The critics include Fulani Kwajafa, the former police commissioner who founded SARS. In an interview with the BBC, he disavowed what it had become, saying the unit had been “turned into banditry.”
Why did anti-SARS demonstrations erupt in recent weeks?
The catalyst seemed to be an Oct. 3 video that appeared to show the unprovoked killing of a man by black-clad SARS officers in Ughelli, a town in southern Delta state. Nigerian officials said the video, which was widely shared over social media, was fake and arrested the person who took it – inciting even more anger.
Demonstrations erupted in Lagos, the country’s biggest city, and elsewhere around the country, driven by calls from people – many of them young – demanding that the government dismantle SARS.
The decentralized movement has coalesced on social media, where people are using the hashtag #EndSARS and sharing images of police brutality. The hashtag has spread internationally, with prominent actors and sports figures from across Africa to Europe and the United States sharing the posts.
Has the government done anything to address the anger over SARS?
President Muhammadu Buhari, seeing that the protests were serious and spreading, agreed Oct. 12 to disband SARS, calling his decision “only the first step in our commitment to extensive police reform in order to ensure that the primary duty of the police and other law enforcement agencies remains the protection of lives and livelihood of our people.”
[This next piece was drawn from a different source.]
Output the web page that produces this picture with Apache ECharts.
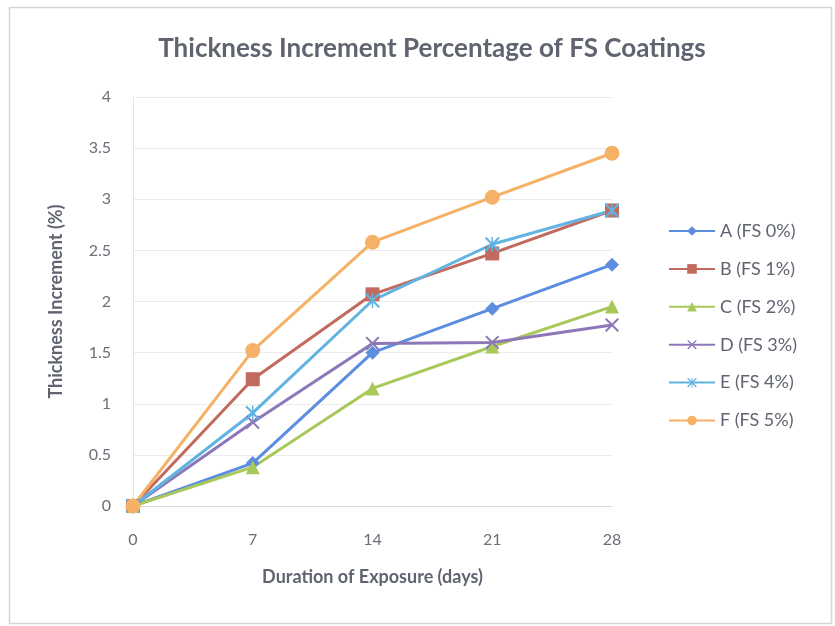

But the response did not mollify protesters – especially after Mr. Buhari’s subordinates said SARS officers would be redeployed elsewhere in Nigeria’s police system. People who have been demanding that officers be fired and that the most brutal among them be prosecuted say that the government’s is an attempt to paper over a problem, not to fix it.
What other issues are fuelling the protests?
The anger of the protesters seems to have only increased – especially after the deadly suppression of a peaceful demonstration in Lagos on Oct. 20, compounded by a 24-hour curfew decree and the deployment of Nigeria’s military forces to quell further demonstrations.
The powerful role in the protests played by young Nigerians and their use of social media to share grievances could turn the movement into a much broader challenge for the government. Half the country’s population is younger than 19.
“The protests have started to morph into a much larger critique about Nigeria, everything from police reform to security to extrajudicial killings,” said Judd Devermont, director of the Africa Program at the Center for Strategic and International Studies in Washington. Fuelled by young people and an outspoken Nigerian diaspora, Mr. Devermont said, the movement had become “a platform to talk about a host of challenges.”